I took a different path, and decades of skepticism and atheism followed. Occasionally I’d skim through the Bible looking for a verse or two that could demonstrate how full of nonsense it really was. I approached the book arrogantly, holding tight to my preconceptions. I found in it exactly what I wanted to find, as long as I didn’t dig too deep.
Somehow, against all expectation and probability, I found Christ at 32. The most dramatic piece of the story is that it didn’t conform to any stereotype I always claimed brought people to faith. I wasn’t at rock bottom. There was no personal crisis. Life made sense and I wasn’t looking for a crutch. I didn’t do it for the kids. I just stumbled into the presence of God and couldn’t look away. Not long after, I returned to the Word with determination and intentionality. And now, here I stand.
Hundreds of years ago, many brave men and women did the same. Opening Bibles, they dropped presuppositions and allowed themselves to be transformed by the Word of God. Countless brave souls gave their lives for the truth they discovered. Once touched by the Word, they simply could not turn back. Many echoed the words of Polycarp, who when threatened with death replied, “Eighty and six years have I served Christ, nor has He ever done me any harm. How, then, could I blaspheme my King who saved Me?”
Today we commemorate the 500th anniversary of the Reformation. Before there were hammers and theses, there was an opening of the Word. Although a trained Augustinian monk, reading the book of Romans transformed his world. Like many before (Waldo, Hus, Wycliffe, and so many more) and many since, humbly seeking God through His inerrant and preserved Word changed the trajectory of that young monk’s life. It changed the course of history as well.
I’ve been reading, studying, meditating on, and teaching the Bible for about a decade now. I don’t claim that it’s easy or obvious, but this book and this pursuit has been nothing less than transformational. I don’t claim to have changed history, but my time in the Word has transformed my marriage, family, community, and myself. It has lead me into experiences more deep, rich, and joyful than any from my first 32 years of life. It has sustained me during unspeakable hurt and tragedy. Here I stand. I can do no other.
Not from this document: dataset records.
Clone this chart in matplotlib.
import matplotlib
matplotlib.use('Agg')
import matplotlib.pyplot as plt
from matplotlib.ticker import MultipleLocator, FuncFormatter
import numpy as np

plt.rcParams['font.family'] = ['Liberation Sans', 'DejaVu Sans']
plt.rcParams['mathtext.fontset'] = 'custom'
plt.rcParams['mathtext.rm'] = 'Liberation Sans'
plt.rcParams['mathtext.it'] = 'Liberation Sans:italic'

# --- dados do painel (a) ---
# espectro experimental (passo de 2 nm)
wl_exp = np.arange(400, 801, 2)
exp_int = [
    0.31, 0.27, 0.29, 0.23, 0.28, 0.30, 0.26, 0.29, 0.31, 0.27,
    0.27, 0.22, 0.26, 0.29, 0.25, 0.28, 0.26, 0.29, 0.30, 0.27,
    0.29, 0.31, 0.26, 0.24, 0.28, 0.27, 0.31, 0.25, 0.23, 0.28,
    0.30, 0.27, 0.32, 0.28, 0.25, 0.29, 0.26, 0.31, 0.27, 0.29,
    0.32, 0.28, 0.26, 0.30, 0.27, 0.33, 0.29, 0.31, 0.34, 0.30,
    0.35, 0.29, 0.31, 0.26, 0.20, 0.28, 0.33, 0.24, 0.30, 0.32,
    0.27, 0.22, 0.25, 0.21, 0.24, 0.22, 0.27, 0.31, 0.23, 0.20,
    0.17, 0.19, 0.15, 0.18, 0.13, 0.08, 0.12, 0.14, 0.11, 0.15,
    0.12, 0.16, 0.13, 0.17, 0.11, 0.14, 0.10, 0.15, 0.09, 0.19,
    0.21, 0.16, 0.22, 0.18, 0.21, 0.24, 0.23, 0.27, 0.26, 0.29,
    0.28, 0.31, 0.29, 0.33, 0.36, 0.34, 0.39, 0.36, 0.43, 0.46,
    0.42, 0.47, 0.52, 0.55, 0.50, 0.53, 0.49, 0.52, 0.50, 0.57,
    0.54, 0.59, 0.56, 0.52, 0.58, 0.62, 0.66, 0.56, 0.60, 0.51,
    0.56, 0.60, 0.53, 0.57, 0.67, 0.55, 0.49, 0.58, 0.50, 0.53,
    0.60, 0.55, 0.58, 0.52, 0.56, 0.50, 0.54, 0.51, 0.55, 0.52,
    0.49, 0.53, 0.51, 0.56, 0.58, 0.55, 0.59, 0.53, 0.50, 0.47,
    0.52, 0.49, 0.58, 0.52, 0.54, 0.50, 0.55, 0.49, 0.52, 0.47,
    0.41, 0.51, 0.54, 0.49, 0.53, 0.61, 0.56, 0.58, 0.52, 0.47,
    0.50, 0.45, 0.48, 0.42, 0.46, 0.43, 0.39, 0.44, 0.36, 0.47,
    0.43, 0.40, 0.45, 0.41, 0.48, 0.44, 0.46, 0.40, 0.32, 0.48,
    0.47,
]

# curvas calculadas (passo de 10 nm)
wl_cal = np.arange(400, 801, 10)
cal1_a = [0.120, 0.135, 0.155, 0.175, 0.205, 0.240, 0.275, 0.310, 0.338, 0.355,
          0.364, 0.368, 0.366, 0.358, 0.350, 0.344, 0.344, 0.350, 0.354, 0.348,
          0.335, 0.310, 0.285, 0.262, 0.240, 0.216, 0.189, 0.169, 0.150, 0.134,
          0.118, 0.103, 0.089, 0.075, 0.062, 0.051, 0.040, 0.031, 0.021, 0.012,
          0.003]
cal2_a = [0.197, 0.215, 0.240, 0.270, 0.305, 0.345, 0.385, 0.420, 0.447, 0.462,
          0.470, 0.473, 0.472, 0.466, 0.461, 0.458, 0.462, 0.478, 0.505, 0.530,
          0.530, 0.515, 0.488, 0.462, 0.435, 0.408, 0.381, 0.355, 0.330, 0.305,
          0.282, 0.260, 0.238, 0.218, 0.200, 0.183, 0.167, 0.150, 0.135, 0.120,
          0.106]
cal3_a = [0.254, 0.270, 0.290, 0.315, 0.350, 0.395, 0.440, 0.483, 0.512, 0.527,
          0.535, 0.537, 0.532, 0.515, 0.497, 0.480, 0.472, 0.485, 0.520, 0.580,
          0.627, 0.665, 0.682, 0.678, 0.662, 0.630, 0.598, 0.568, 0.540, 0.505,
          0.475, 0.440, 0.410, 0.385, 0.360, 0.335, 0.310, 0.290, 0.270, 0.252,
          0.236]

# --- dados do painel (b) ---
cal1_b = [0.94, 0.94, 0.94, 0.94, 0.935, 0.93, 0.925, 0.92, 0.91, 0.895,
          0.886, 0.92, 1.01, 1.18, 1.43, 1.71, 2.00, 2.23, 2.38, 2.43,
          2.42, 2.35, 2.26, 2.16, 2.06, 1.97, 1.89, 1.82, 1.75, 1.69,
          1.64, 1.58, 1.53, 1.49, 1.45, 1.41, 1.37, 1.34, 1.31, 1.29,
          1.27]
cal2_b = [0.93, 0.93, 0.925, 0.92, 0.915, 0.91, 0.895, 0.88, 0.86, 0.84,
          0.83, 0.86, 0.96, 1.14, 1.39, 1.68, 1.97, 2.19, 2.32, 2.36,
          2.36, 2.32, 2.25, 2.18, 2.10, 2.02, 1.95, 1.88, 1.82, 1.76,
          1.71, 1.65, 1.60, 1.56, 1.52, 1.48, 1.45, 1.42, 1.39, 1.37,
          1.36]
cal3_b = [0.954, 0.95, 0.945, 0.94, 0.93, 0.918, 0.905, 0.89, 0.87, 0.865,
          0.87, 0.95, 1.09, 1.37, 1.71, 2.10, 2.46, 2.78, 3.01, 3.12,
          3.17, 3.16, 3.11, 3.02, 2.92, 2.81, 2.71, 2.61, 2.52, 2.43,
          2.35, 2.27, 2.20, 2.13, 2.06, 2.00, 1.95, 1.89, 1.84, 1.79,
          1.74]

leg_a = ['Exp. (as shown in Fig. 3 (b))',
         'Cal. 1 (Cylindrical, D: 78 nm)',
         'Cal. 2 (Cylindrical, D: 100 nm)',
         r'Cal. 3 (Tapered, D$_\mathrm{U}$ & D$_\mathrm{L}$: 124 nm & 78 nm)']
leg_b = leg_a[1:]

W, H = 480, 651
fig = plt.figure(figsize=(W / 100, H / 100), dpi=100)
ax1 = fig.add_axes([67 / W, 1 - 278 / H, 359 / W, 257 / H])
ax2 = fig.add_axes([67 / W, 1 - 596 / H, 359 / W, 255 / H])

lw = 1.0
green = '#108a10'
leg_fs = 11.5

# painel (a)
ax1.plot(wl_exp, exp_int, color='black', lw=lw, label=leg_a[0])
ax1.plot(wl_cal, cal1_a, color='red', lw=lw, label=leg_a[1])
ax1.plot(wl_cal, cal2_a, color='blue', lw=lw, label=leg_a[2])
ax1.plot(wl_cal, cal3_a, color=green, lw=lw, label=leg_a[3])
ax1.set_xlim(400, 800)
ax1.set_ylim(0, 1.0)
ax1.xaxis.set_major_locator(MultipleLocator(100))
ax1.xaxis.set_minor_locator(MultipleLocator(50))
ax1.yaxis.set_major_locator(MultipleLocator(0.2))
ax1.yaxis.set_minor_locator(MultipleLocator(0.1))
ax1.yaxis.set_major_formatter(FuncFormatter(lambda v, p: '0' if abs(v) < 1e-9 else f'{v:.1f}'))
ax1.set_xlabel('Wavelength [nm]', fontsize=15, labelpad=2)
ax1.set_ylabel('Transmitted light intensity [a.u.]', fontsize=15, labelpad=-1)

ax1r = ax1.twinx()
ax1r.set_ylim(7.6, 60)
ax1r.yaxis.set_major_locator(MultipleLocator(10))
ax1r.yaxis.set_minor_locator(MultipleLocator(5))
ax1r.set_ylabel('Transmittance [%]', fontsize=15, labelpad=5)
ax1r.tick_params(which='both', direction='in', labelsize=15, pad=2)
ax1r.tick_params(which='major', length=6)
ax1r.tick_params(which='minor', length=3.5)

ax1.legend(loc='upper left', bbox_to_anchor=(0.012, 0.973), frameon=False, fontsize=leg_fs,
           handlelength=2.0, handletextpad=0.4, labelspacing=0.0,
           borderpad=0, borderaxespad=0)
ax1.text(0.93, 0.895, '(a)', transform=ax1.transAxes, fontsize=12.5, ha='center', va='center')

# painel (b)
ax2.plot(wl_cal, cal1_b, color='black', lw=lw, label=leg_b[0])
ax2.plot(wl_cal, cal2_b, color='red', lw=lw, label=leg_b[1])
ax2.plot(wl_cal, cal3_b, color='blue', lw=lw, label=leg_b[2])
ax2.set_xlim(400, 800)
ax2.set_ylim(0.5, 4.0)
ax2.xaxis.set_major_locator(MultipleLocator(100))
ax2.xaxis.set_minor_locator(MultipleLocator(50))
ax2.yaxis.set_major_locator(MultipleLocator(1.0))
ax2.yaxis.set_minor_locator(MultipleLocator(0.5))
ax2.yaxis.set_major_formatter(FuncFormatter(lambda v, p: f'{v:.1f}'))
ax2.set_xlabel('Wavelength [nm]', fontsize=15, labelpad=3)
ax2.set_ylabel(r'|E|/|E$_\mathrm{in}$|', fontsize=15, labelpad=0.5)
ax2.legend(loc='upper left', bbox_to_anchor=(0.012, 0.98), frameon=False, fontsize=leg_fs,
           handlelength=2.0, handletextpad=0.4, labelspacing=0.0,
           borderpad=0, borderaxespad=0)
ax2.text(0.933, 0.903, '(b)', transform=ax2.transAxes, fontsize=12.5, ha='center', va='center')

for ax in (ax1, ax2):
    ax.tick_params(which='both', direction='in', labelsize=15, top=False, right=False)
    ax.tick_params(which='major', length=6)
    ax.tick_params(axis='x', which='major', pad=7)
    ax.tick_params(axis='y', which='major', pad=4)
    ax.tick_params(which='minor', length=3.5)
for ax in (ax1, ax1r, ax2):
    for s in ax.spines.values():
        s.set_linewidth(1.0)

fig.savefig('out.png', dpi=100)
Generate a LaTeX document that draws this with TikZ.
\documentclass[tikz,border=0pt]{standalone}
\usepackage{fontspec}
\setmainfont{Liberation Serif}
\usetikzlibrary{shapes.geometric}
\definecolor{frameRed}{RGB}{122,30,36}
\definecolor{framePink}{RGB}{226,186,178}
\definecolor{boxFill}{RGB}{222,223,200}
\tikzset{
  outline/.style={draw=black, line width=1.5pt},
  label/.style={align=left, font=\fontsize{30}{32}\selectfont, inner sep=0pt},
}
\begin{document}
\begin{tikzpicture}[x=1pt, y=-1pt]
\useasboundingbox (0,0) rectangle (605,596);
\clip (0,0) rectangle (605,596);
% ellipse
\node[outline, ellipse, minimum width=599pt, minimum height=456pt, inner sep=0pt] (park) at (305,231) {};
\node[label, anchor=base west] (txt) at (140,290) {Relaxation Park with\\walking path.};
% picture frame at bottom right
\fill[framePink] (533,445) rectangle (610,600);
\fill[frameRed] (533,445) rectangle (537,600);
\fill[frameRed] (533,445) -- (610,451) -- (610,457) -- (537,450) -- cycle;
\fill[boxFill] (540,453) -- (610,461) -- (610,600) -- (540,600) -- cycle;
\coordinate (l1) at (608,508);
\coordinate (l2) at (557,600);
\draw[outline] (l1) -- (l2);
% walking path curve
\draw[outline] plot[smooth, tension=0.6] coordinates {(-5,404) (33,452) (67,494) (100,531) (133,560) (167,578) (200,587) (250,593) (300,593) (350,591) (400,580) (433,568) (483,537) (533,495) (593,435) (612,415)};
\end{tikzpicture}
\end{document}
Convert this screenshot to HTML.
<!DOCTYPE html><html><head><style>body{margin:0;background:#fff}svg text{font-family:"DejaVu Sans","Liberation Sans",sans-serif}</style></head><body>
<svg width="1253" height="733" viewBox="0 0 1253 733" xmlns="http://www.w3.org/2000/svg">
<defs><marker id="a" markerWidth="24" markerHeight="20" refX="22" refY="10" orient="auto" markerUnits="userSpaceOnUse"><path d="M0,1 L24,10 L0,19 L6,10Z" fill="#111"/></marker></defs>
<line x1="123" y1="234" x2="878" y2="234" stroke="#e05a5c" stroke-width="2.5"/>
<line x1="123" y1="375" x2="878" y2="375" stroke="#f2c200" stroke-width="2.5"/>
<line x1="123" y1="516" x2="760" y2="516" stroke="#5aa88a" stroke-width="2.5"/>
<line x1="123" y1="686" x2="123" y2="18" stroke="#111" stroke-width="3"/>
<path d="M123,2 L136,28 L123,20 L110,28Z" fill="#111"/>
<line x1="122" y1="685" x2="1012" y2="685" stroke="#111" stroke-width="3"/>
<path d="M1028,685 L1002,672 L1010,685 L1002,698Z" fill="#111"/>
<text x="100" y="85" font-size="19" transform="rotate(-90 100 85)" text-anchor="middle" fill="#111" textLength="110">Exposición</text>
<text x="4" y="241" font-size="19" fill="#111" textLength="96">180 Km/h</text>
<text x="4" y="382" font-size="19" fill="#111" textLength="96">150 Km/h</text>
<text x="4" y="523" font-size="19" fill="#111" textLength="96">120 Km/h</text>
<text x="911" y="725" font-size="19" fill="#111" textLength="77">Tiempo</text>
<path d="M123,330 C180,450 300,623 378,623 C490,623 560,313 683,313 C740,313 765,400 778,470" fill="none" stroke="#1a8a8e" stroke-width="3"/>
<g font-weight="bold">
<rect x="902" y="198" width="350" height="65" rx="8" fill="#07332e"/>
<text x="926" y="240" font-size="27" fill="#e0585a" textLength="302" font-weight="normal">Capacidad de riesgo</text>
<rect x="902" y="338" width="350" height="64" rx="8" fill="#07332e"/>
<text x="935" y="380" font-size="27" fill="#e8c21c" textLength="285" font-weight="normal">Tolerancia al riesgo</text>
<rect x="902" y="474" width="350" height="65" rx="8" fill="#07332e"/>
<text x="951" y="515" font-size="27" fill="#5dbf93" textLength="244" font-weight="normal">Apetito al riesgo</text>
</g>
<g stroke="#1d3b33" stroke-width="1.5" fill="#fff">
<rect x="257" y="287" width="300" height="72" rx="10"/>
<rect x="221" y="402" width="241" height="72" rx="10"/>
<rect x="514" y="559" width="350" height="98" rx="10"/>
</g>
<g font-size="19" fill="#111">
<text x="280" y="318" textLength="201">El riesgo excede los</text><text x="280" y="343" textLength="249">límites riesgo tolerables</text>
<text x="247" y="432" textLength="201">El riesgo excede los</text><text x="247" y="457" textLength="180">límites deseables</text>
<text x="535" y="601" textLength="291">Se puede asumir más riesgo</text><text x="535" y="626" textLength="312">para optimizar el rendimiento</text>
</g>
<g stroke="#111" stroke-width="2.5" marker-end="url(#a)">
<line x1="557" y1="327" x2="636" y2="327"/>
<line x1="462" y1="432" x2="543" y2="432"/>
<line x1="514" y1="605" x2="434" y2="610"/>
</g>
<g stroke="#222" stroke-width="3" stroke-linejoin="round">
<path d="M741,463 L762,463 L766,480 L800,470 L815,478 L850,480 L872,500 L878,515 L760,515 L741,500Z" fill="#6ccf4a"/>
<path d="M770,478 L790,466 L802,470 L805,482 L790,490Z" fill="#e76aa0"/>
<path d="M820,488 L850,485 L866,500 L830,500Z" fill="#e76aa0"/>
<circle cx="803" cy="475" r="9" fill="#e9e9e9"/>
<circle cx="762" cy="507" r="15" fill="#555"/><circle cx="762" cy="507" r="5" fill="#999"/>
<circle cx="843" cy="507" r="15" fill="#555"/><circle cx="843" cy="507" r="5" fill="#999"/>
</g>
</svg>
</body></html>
I long for everyone to experience this as well.
Today, while many around the world commemorate the 500th anniversary of the beginning of the reformation, join me in spending time in the Word. Whatever your belief system or worldview, grab a Bible (or Bible app) and turn to Luke. The first couple of chapters are familiar and will go quickly. You can read the entire book in a couple of hours, or break it up over a couple of days. But read it. Let go of assumptions and read it with fresh eyes. And please, ask me questions. I love questions.